Walker’s inflatable telescope is not the first time NASA has flirted with beach balls in space. In the early 1960s, NASA launched Echo 1 and Echo 2, which were massive inflatable reflectors that could passively bounce radio signals around the world. But no one ever applied the concept to deep space observation. (In 1996, though, NASA did undertake an experiment with an inflatable parabolic reflector in space.) After proving that the large balloon reflector worked as intended, Walker received a Phase 2 NIAC grant to design a space-based version of the inflatable telescope.

The result is the Terahertz Space Telescope, an inflatable ball 40 meters in diameter with a steerable antenna inside. Because gas pressure in space is so low, Walker says you could inflate the massive telescope using less gas—likely nitrogen or neon, due to its low freezing temperature—than you’d need to inflate a party balloon on Earth. Obviously space debris and micrometeoroids are a concern for inflatable objects in orbit, but Walker says if one were to hit the balloon, the slow diffusion of gas in the telescope means that it would still take years before the telescope deflated.

The effective diameter of the Terahertz Space Telescope, Walker says, would be about 25 meters. To put this in perspective, the James Webb Space Telescope—which is slated to launch in 2021, and will be the most sensitive telescope ever sent to space—has an aperture of about 6.5 meters. The price difference is even more dramatic: Walker estimates the inflatable telescope would cost around $200 million to send to orbit, whereas the James Webb telescope is expected to cost about $10 billion by the time it’s launched.

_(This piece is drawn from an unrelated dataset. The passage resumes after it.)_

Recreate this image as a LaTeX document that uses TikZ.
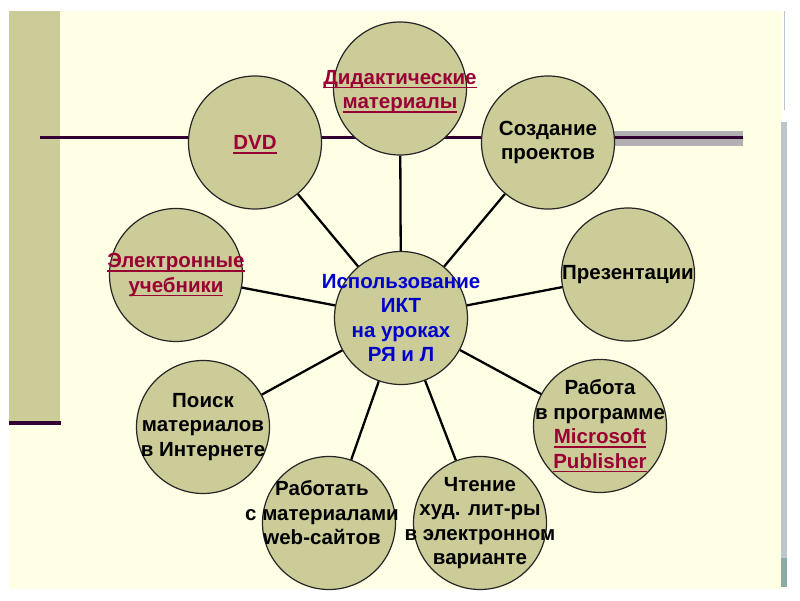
\documentclass[tikz,border=0pt]{standalone}
\usepackage{fontspec}
\setmainfont{Liberation Sans}
\definecolor{slidecream}{RGB}{255,255,229}
\definecolor{bubbleolive}{RGB}{204,204,153}
\definecolor{darkplum}{RGB}{51,0,51}
\definecolor{linkred}{RGB}{153,0,51}
\definecolor{hubblue}{RGB}{0,0,204}
\definecolor{shadowgray}{RGB}{178,176,178}
\definecolor{barblue}{RGB}{188,198,204}
\definecolor{barteal}{RGB}{140,170,164}
\newcommand{\linkword}[1]{% underlined hyperlink word, rule in the current colour
  \setbox0=\hbox{#1}\rlap{\raisebox{-4pt}{\rule{\wd0}{1.6pt}}}\box0}

\begin{document}
\begin{tikzpicture}[x=1pt,y=-1pt,
  bubble/.style={circle, draw=black!85, line width=1.2pt, fill=bubbleolive,
    minimum size=133pt, inner sep=0pt},
  txt/.style={align=center, font=\fontsize{20.5}{24.5}\selectfont\bfseries},
  spoke/.style={line width=2.3pt, black}]
  \useasboundingbox (0,0) rectangle (800,600);
  % slide background and its decorations
  \fill[slidecream] (9,11) rectangle (782,589);
  \fill[bubbleolive] (9,11) rectangle (60,421);
  \fill[darkplum] (9,421) rectangle (61,425);
  \draw[line width=1pt, barblue] (784,11) -- (784,110);
  \fill[barblue] (781,122) rectangle (787,558);
  \fill[barteal] (781,558) rectangle (787,587);
  \fill[shadowgray] (560,131) rectangle (743,146);
  \draw[line width=2.2pt, darkplum] (40,137.5) -- (743,137.5);

  % centre and satellites
  \node[bubble, label={[txt, text=hubblue]center:{Использование\\ИКТ\\на уроках\\РЯ и Л}}] (hub) at (401,318) {};
  \node[bubble, label={[txt, text=linkred, yshift=-3pt]center:{\linkword{Дидактические}\\\linkword{материалы}}}] (didact) at (400,88.5) {};
  \node[bubble, label={[txt, text=linkred, yshift=-2pt]center:{\linkword{DVD}}}] (dvd) at (255,142.5) {};
  \node[bubble, label={[txt]center:{Создание\\проектов}}] (project) at (548,142.5) {};
  \node[bubble, label={[txt]center:{Презентации}}] (present) at (628,274.5) {};
  \node[bubble, label={[txt, text=linkred]center:{\linkword{Электронные}\\\linkword{учебники}}}] (ebook) at (176,275) {};
  \node[bubble, label={[txt]center:{Поиск\\материалов\\в Интернете}}] (search) at (203,427) {};
  \node[bubble, label={[txt, xshift=-7pt, yshift=10pt]center:{Работать\\с материалами\\web-сайтов}}] (websites) at (329,523) {};
  \node[bubble, label={[txt]center:{Чтение\\худ. лит-ры\\в электронном\\варианте}}] (reading) at (480,523) {};
  \node[bubble, label={[txt]center:{Работа\\в программе\\{\color{linkred}\linkword{Microsoft}}\\{\color{linkred}\linkword{Publisher}}}}] (publisher) at (600,426) {};

  \foreach \sat in {didact,dvd,project,present,ebook,search,websites,reading,publisher}
    \draw[spoke] (hub) -- (\sat);
\end{tikzpicture}
\end{document}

But Walker’s telescope still needs to get built. If it can overcome that hurdle, the Terahertz Space Telescope could observe the universe using wavelengths that would allow it to detect the presence of water in deep space. It could help locate water-rich asteroids within our solar system, or help detect water in the habitable zones of other solar systems. Walker is particularly excited about the prospect of detecting gaseous water near the stars in protoplanetary systems, which he says could tell us a great deal about how Earth came to be covered in water.

For now, though, the Terahertz Space Telescope has only undergone two small experimental tests. Both tests were conducted under the auspices of Freefall Aerospace, a company Walker cofounded as a spinoff of his work on inflatable telescopes. Freefall aims to use inflatable satellites similar in design to the beach ball telescope to beam 5G to Earth. Last year, a prototype of one of these inflatable satellites hitched a ride to the stratosphere on a NASA high-altitude balloon, and perfectly demonstrated its antenna-steering technology. Shortly thereafter, Walker began working on a design to create a constellation of inflatable satellites and got two prototypes to “talk” to one another on the ground.

Next, Walker expects to deploy an inflatable 5G satellite in orbit attached to a cubesat. He is also working on two NASA proposals to send the large balloon reflector to the stratosphere and the Terahertz Space Telescope to orbit. Recently, Walker and his colleagues even pitched NASA on a space-based array made out of these inflatables, which would allow them to image the surface of exoplanets around Alpha Centauri, our closest stellar neighbor. Yet as with all things in space science, securing the funding for the mission will be almost as difficult as developing the technology. With any luck, we may be hunting for habitable exoplanets using giant inflatable telescopes in the not-so-near future.